In [None]:
import gensim
import os
import csv
import numpy as np
import pandas as pd
import zhconv                          #导入zhconv模块
import jieba                           #导入jieba分词模块
import re                              #导入正则表达式模块
import multiprocessing                 #导入多进程模块
from pprint import pprint
from utils.configs import csv_to_txt_path
from utils.configs import process_csv_out_path
from gensim.corpora import WikiCorpus    #导入Wiki语料库
from gensim.models import word2vec      #导入word2vec模型
from gensim.utils import simple_preprocess

加载停用词列表

In [None]:
def load_stop_words(file_path):
    with open(file_path, 'r', encoding='utf-8') as file:
        stop_words = set(word.strip() for word in file.readlines())
    return stop_words

In [None]:
def preprocess_text(text, stop_words):
    text = text.strip().replace("\n", "").replace("\r", "")                                      #去除换行符和多余空格
    words = jieba.cut(text)                                                                      #使用jieba分词
    processed_words = [word for word in words if word not in stop_words and word.strip() != ""]  #去除停用词
    return " ".join(processed_words)

中文数据处理

In [None]:
def word_to_vector(input_file_path, output_file_path, stop_words_file_path):
    cn_reg = '[\u4e00-\u9fa5]'                                                                   #正则表达式，匹配所有中文字符
    stop_words = load_stop_words(stop_words_file_path)                                           #加载停用词    
    with open(input_file_path, 'r', encoding='utf-8') as input_file:
        reader = csv.reader(input_file)
        original_header = next(reader)                                                           #读取输入文件表头
        with open(output_file_path, 'w', encoding='utf-8', newline='') as output_file:
            writer = csv.writer(output_file)
            writer.writerow(['ID', 'Content'])                                          #写入表头
            count = 0
            for row in reader:
                id_column = row[0]
                content_column = row[1]
                
                simplified_content = zhconv.convert(content_column, 'zh-hans')                   #将内容转换为简体字
                segmented_content = jieba.cut(simplified_content)                                #分词处理
                filtered_words = [word for word in segmented_content if re.match(cn_reg, word)]  #去除非中文字符，仅保留中文字符
                #processed_content = [word for word in filtered_words if word not in stop_words]  #去停用词
                cleaned_content = ' '.join(filtered_words)                                       #合并为字符串
                
                writer.writerow([id_column, cleaned_content])
                count += 1
                if count % 10000 == 0:
                    print(f'已处理 {count} 条数据')
            print("处理完成！
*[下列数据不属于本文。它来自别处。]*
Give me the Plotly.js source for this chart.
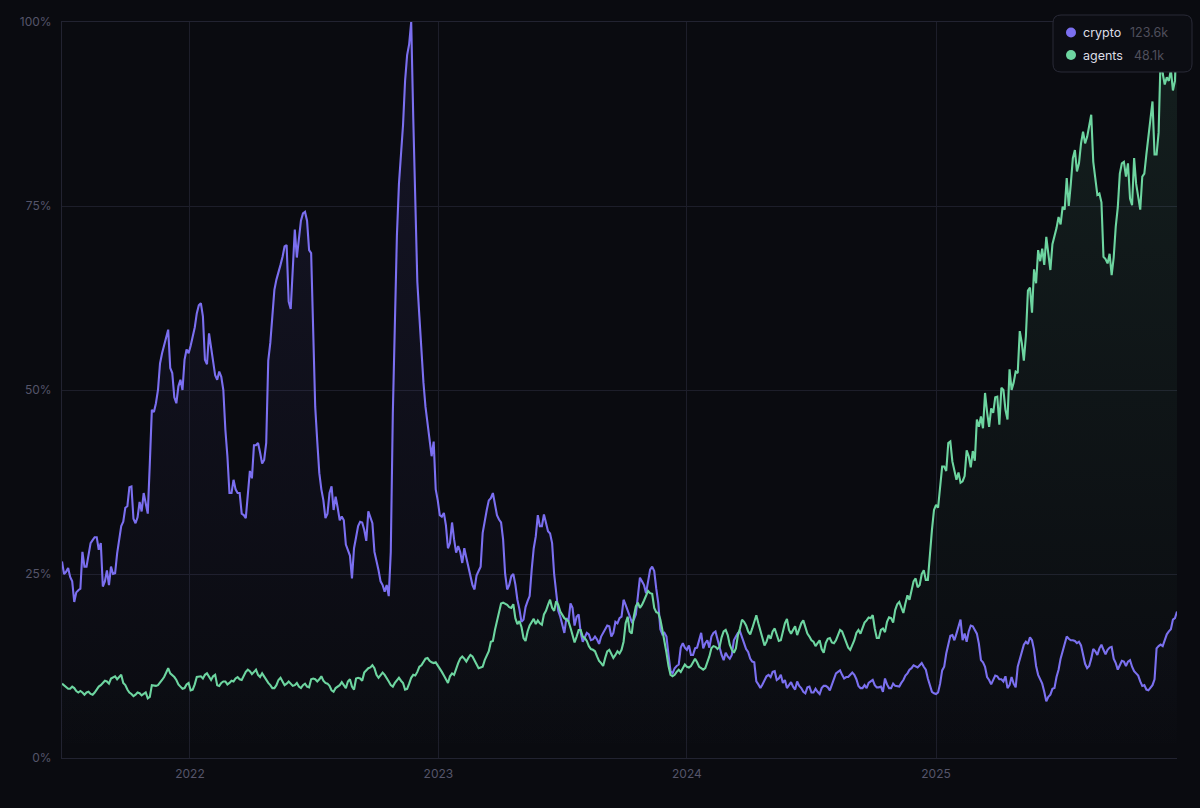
<!DOCTYPE html>
<html>
<head>
<meta charset="utf-8">
<script src="https://cdn.plot.ly/plotly-3.0.1.min.js"></script>
<style>html,body{margin:0;padding:0;background:#0a0b10}#c{width:1200px;height:808px}</style>
</head>
<body>
<div id="c"></div>
<script>
const startDate = '2021-06-27';
const endDate = '2025-12-21';
const stepDays = 3;
const seriesNames = ['crypto', 'agents'];
const seriesTotals = ['123.6k', '48.1k'];
const xTickVals = ['2022-01-01', '2023-01-01', '2024-01-01', '2025-01-01'];
const xTickText = ['2022', '2023', '2024', '2025'];
const yTickVals = [0, 25, 50, 75, 100];
const yTickText = ['0%', '25%', '50%', '75%', '100%'];

// readings every 6 days
const cryptoA = [
26.7,25.3,24.6,21.2,22.8,28,26,29.2,30,28.3,
23.3,25.5,26,25.1,30,32.1,34.2,36.9,31.9,34.8,
36,33.2,47.3,48.2,53.6,56.1,58.2,52.3,48.2,51.4,
54.1,55,57.3,60.4,61.8,54.1,57.7,54.1,51.4,51.8,
44.6,36,37.8,36,33.2,32.6,39,42.5,42.8,40,
42.8,56.4,63.6,65.9,68.1,69.7,61,71.8,70.2,74,
73,68.6,47.7,38.7,35,33.2,36.9,35.5,32.3,32.3,
28.3,24.4,30,32.1,31,33.5,31.9,26.9,24,22.6,
22,46.8,71,82,92,97,87,64.7,55,47.7,
44,43,35,32.8,31.6,29.2,29.7,28.8,26.5,27.2,
25.1,22.9,25.4,30.6,33.7,35.3,34.7,32.4,29.7,22.9,
24.7,23.6,20.2,18.8,21.3,25.6,30.1,31.5,33.1,30.8,
29.2,22,19.2,17,18.6,20.4,19.2,17,16.5,16.8,
16.1,16.1,16.5,17.4,17.9,17,18.3,19.2,20.8,19.5,
18.8,22,24,22.4,25.6,25.4,21,16.8,16.5,11.8,
12.2,12.7,15.6,14.7,14,14.9,16,14.9,16,16.5,
17.2,15.1,13.3,13.8,14,16.5,17.2,15.6,14.4,13.1,
10.4,9.5,10.6,11.3,11.7,10.6,11.3,10.6,9.9,9.7,
10.4,9.5,8.8,9.7,8.9,9,9.5,9.8,9.2,10.8,
11.7,11.3,11,11.3,11.3,9.8,9.5,9.5,10.4,9.9,
9.6,9,10,9.5,9.8,9.7,10.6,11.5,12.2,12.4,
12.6,12.4,10.8,9,8.7,10.1,12.4,15.4,16.7,16.9,
18.8,16.9,17.2,17.9,16.9,13.3,12.4,10.6,10.6,11.1,
10.7,11.1,9.9,10.1,12.4,14.2,15.8,16.4,14.7,11.3,
10.1,7.7,8.6,9.5,12,14.5,16.5,16,15.9,15.8,
14.2,12.2,13.5,14.5,14.9,14.7,14.7,15.1,12.9,12.6,
13.1,13.1,12.4,11.5,10.4,9.9,9.2,9.9,14.9,15.4,
16,17.2,18.8,19.9
];
// readings in between those
const cryptoB = [
25,25.8,24,22.5,23,26,27.5,29.6,30,29.2,
24,23.5,25,27.8,31.5,34,36.8,32.5,32.7,33.5,
34.5,40,47,50,55,57,53,49,50.5,50,
55.5,56,58.5,61.5,60,53.5,56,52,52.5,50,
41,36,36.5,36,33,36,38,42.5,41.5,40.5,
54,60,65,67,69.5,62,67,68,73,74.2,
69,56,43,36.5,32.6,36,33.7,34,32.8,29,
27.5,28.5,31.5,32,29.5,32.8,28,25.5,23.5,23.5,
28,60,78,86,95.5,100,75,60,51,45.5,
41,36.5,33,33.3,28.5,32,27.9,28,28.5,26,
23.5,24.8,26,32.5,35,36,33,32,25,23.5,
25,21.5,18.5,20.5,22,28.5,33,31.5,32,30.5,
25,20,18,19,21,18,19.5,15.8,17,16,
16.5,15.5,17,18,16.5,18.5,19,21.5,20,18.5,
19.5,24.5,23.5,24,26,23,17.5,17,14,11.5,
12.5,15,15,15.3,14,15,17,15.6,15,17,
16,14,14.3,13.5,16,17,16.5,14.8,13.5,13,
10,10,11.1,11,11.8,10.8,10.2,9.5,10.3,9.3,
9.8,9,9.6,8.9,9.4,8.7,9.8,9.6,9.9,11.5,
11.9,10.8,11,11.6,10.7,9.5,9.9,10.2,10.6,9.6,
9.7,10.8,9.5,10.1,9.7,10.2,11.2,12,12.6,12.3,
12.9,12,9.7,8.8,8.9,11.9,14.2,16.6,16,18,
16,15.8,18,17.4,15.5,13,11,10,11.2,10.7,
10.4,9.5,11,9.6,13.5,15.4,15.5,16,12.5,10.8,
9,8.3,9.4,11,13.5,15.2,16.2,16,15.6,15.3,
12.8,12.5,14.8,14,15.4,14.1,15,13.5,12,13.2,
12.5,13.3,11.8,11.2,9.8,9.3,9.6,10.7,15.2,15.2,
16.8,17.5,19
];
const agentsA = [
10.1,9.7,9.4,9.5,8.9,8.9,8.9,8.7,8.9,9.7,
10.2,10.4,10.8,11.1,11,10.2,9.3,8.7,8.6,8.8,
8.7,8.1,9.9,9.8,10.2,11,12.2,11.3,10.6,9.7,
9.5,10.2,9.3,11,11.1,11.3,11.1,11.1,9.9,10.2,
10.4,10.2,10.4,11,10.6,11.7,11.8,11.7,11.3,11.5,
10.6,9.9,9.5,10.6,10.4,10.1,10.1,9.9,9.7,9.9,
9.7,10.7,10.7,10.7,10.5,10.1,9.2,9.5,9.9,9.9,
10.4,9.7,10.8,10.8,11.6,12.2,12.6,11.3,11.3,11.3,
10.4,9.7,10.5,10.5,9.3,10.1,11.3,11.7,12.6,13.5,
13.2,12.9,12.6,11.7,10.6,11.1,11.3,12.9,13.8,13.1,
14,13.3,12.2,12.4,13.8,15.8,17.4,19.9,21.1,20.8,
20.4,19,18.6,16.3,17.2,18.4,18.2,18.3,19.5,20.8,
20.4,21.3,19.9,19,18.6,16.5,16.5,17.4,16.3,15.2,
14.7,13.8,12.9,13.6,14.7,13.6,14.5,14.7,18.3,17.2,
19.2,21.1,20.8,22.2,22.4,20.4,19.7,17.4,14.3,11.3,
11.3,12,12.2,12.4,12.5,13.5,12.4,12,12.9,14.9,
15.1,15.1,17.2,16.7,14.7,14.9,17.6,18.5,17.2,17.6,
19.4,17.2,15.3,16.7,17.2,16.7,16,18.3,17.4,17.4,
16.7,18.3,17.6,16.5,15.8,15.6,14.8,15.6,16.3,15.6,
16.7,17.2,15.8,14.7,16,17.4,17.8,18.7,19,17.6,
16.3,17.6,18.5,19,20.1,21.2,19.7,22.1,22.8,24.4,
23.5,25.5,24.2,31,34.4,37.4,39.6,42.8,40.3,37.8,
37.4,38.3,41,41.7,46,46.4,49.6,45,46.9,49.1,
50.3,47.3,52.8,51,52.3,56.4,57.3,63.9,66.4,69,
69.2,70.8,66.3,70.8,73.5,74.9,78.8,78,82.6,80.8,
85.1,84.4,87.4,79,76.7,68.1,67.2,65.6,72.2,79.4,
81,80.8,75.1,78,74.5,79.4,84.4,89.2,82,95.5,
91.5,92,90.7,100
];
const agentsB = [
9.9,9.4,9.7,9.1,9.1,8.6,9,8.6,9.3,9.9,
10.5,10.1,11,10.7,11.3,9.9,8.9,8.4,8.9,8.5,
8.9,8.3,9.8,9.9,10.6,11.7,11.5,11,10,9.4,
10,9.2,10,11.1,10.8,11.5,10.6,11.3,9.8,10.4,
10,10.5,10.8,10.7,11.2,12,11.4,12,11,11,
10.2,9.5,9.9,10.9,9.9,10.4,9.8,10.2,9.5,10.1,
9.6,10.8,10.4,11.1,10.2,9.8,9,9.7,10.3,9.5,
10.7,9.3,10.9,10.5,11.9,12.3,12.2,10.9,11.6,10.9,
9.9,10.2,10.9,10.2,9.4,10.9,11.2,12.4,13,13.6,
13,13,12.2,11.2,10.2,11.5,12.2,13.5,13.5,13.6,
13.8,12.6,12.3,13.3,14.5,15.9,18.5,21,21,20.5,
20.9,18.2,17.8,15.9,18,18.9,18.7,18.1,20,21.5,
20,20.8,19.4,18.8,17.7,15.7,17.4,16.5,15.9,14.8,
14.5,13.2,12.5,14.5,14.2,14,14.2,15.8,19.2,16.9,
20.6,20.4,21.4,22.7,22.3,19.8,18.8,15.5,12.5,11.1,
11.7,11.7,12.7,12.3,13,13,12.2,12.2,13.8,15.2,
14.8,16.4,17.4,15.4,14.3,16.7,18.8,18,16.8,18.7,
18.3,16,15.8,16.2,17.6,15.9,17.3,18.9,16.9,17.9,
17.5,18.7,16.9,16,15.2,16,14.3,16.2,15.7,16,
17.4,16.5,15,15.4,17,16.9,18.4,19.1,19.4,16.3,
17.4,17.1,19.1,18.4,20.9,20.3,21,21.5,24,23.2,
25,24.2,28,33.7,34,39.6,39,43,39.2,38.8,
37.6,41.8,39.5,40.4,45,44.8,47,47.5,49,45.3,
50,46,50,52.5,58,54,63.5,60.5,64.5,67.5,
67,68.5,69.8,72,72.5,74.5,75,81.5,79.7,83.5,
83.5,86,81,76.5,75.5,67.8,68.5,68,74.8,80.8,
79,76,81.5,76.2,79,82,86,82,85,93,
92.5,93.5,92
];

const weave = (a, b) => a.flatMap((v, i) => i < b.length ? [v, b[i]] : [v]);
const crypto = weave(cryptoA, cryptoB);
const agents = weave(agentsA, agentsB);
const dates = crypto.map((_, i) => {
  const d = new Date(startDate + 'T00:00:00Z');
  d.setUTCDate(d.getUTCDate() + i * stepDays);
  return d.toISOString().slice(0, 10);
});

const PURPLE = '#7b6ff0', GREEN = '#6dd5a0';
const FONT = 'Inter, "Noto Sans", sans-serif';
const TICK = '#55556a';
const W = 1200, H = 808;
const M = {l: 62, r: 23, t: 22, b: 50};
const pw = W - M.l - M.r, ph = H - M.t - M.b;
const X = v => (v - M.l) / pw, Y = v => (H - M.b - v) / ph;

function trace(name, y, color, rgb, alpha) {
  return {
    type: 'scatter', mode: 'lines', name, x: dates, y,
    line: {color, width: 2.1, shape: 'linear'},
    fill: 'tozeroy',
    fillcolor: 'rgba(' + rgb + ',0.05)',
    fillgradient: {type: 'vertical', colorscale: [[0, 'rgba(' + rgb + ',0.0)'], [1, 'rgba(' + rgb + ',' + alpha + ')']]},
    hoverinfo: 'skip'
  };
}
const pathBox = (l, t, r, b, q) =>
  `M${X(l + q)},${Y(t)} L${X(r - q)},${Y(t)} Q${X(r)},${Y(t)} ${X(r)},${Y(t + q)} L${X(r)},${Y(b - q)} Q${X(r)},${Y(b)} ${X(r - q)},${Y(b)} L${X(l + q)},${Y(b)} Q${X(l)},${Y(b)} ${X(l)},${Y(b - q)} L${X(l)},${Y(t + q)} Q${X(l)},${Y(t)} ${X(l + q)},${Y(t)} Z`;
const circle = (cx, cy, r, col) => ({
  type: 'circle', xref: 'paper', yref: 'paper', layer: 'above',
  x0: X(cx - r), x1: X(cx + r), y0: Y(cy + r), y1: Y(cy - r),
  fillcolor: col, line: {width: 0}
});
const label = (x, y, text, color, anchor) => ({
  xref: 'paper', yref: 'paper', x: X(x), y: Y(y), text, showarrow: false,
  xanchor: anchor, yanchor: 'middle', align: anchor, borderpad: 0,
  font: {family: FONT, size: 12.5, color}
});

const layout = {
  width: W, height: H, margin: M,
  paper_bgcolor: '#0a0b10', plot_bgcolor: '#0a0b10',
  showlegend: false,
  font: {family: FONT, size: 12, color: TICK},
  xaxis: {
    type: 'date', range: [startDate, endDate],
    tickmode: 'array', tickvals: xTickVals, ticktext: xTickText,
    showgrid: true, gridcolor: '#1d1e2a', gridwidth: 1,
    showline: true, linecolor: '#222331', linewidth: 1, mirror: true,
    ticks: 'outside', ticklen: 5, tickcolor: 'rgba(0,0,0,0)',
    zeroline: false, tickfont: {family: FONT, size: 12, color: TICK}
  },
  yaxis: {
    range: [0, 100], tickmode: 'array', tickvals: yTickVals, ticktext: yTickText,
    showgrid: true, gridcolor: '#1d1e2a', gridwidth: 1,
    showline: true, linecolor: '#222331', linewidth: 1,
    ticks: 'outside', ticklen: 7, tickcolor: 'rgba(0,0,0,0)',
    zeroline: false, tickfont: {family: FONT, size: 12, color: TICK}
  },
  shapes: [
    {type: 'path', xref: 'paper', yref: 'paper', layer: 'above',
     path: pathBox(1053, 15, 1192, 72, 8), fillcolor: '#0c0d13', line: {color: '#292a37', width: 1}},
    circle(1071, 32.5, 5, PURPLE),
    circle(1071, 55, 5, GREEN)
  ],
  annotations: [
    label(1082, 32.5, seriesNames[0], '#dcdde6', 'left'),
    label(1082, 55, seriesNames[1], '#dcdde6', 'left'),
    label(1169, 32.5, seriesTotals[0], '#4f4f5c', 'right'),
    label(1165, 55, seriesTotals[1], '#4f4f5c', 'right')
  ]
};

Plotly.newPlot('c', [
  trace(seriesNames[0], crypto, PURPLE, '123,111,240', 0.1),
  trace(seriesNames[1], agents, GREEN, '109,213,160', 0.1)
], layout, {displayModeBar: false, staticPlot: true});
</script>
</body>
</html>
")

英文数据处理

将处理好的.csv文件转换为.txt文件用于训练词向量

In [None]:
def csv_to_text(input_csv_file, output_text_file):
    with open(input_csv_file, 'r', encoding='utf-8') as csv_file:
        reader = csv.reader(csv_file)
        header = next(reader)                                                    #跳过表头
        with open(output_text_file, 'w', encoding='utf-8') as text_file:
            for row in reader:
                content = row[1]                                                 #假设内容在第二列
                text_file.write(content.strip() + '\n')

训练词向量

In [None]:
def word2vector_model(input_file_name,model_file_name):
    sentences = word2vec.LineSentence(input_file_name)
    #word2vec模型参量的设置
    model = word2vec.Word2Vec(sentences,
                vector_size=300,          # 词向量长度为300
                window=5,                 #表示当前词与预测词在一个句子中的最大距离是多少
                min_count=5,
                sg=0,                     #1是skip-gram，0是CBOW
                hs=0,                     #1是hierarchical-softmax，0是negative sampling。
                                          # hierarchical-softmax本质是把 N 分类问题变成 log(N)次二分类 
                                          # negative sampling本质是预测总体类别的一个子集
                                          # 二者均属于模型的训练技巧
                negative=5,               # 负样例的个数
                workers=multiprocessing.cpu_count())   #使用多线程进行处理
    model.save(model_file_name)             #保存模型
    print("训练模型结束...")

将句子转化为一个固定长度的向量，返回句子的固定长度特征向量（如平均词向量）

In [None]:
def get_sentence_vector(sentence, model):
    vectors = [model.wv[word] for word in sentence if word in model.wv]
    if len(vectors) > 0:
        return np.mean(vectors, axis=0)                                 #取均值作为句子向量
    else:
        return np.zeros(model.vector_size)                              #如果句子中没有已训练的词，返回零向量

In [None]:
测试集提取特征向量

In [None]:
def extract_features(data_file, model_file, output_file_features):
    model = word2vec.Word2Vec.load(model_file)         #加载词向量模型
    features = []
    with open(data_file, 'r', encoding='utf-8') as f:
        reader = csv.reader(f)
        next(reader)                                   #跳过表头
        for row in reader:
            content = row[1]                           #评论内容#            
            vector = get_sentence_vector(content, model)
            features.append(vector)
    features = np.array(features)                      #转换为 NumPy 数组
    
    #创建目录（如果它不存在）
    output_dir_features = os.path.dirname(output_file_features)
    if output_dir_features and not os.path.exists(output_dir_features):
        os.makedirs(output_dir_features)
        
    np.save(output_file_features, features)            #保存为.npy文件
    return features

In [None]:
stop_words_file_path = './stopword.txt' 
model_file_name = './wordvec.cn.test.model'
output_file_features = '../files/test_cn_features.npy'
input_file_name = './out/test_data/test.cn.csv' #输入文件路径
output_file_path = process_csv_out_path(input_file_name)
output_text_path=csv_to_txt_path(output_file_path)
word_to_vector(input_file_name, output_file_path, stop_words_file_path)
csv_to_text(output_file_path,output_text_path)
word2vector_model(output_text_path, model_file_name)
test_features= extract_features(output_file_path, model_file_name, output_file_features)
print("训练集特征维度：", test_features.shape)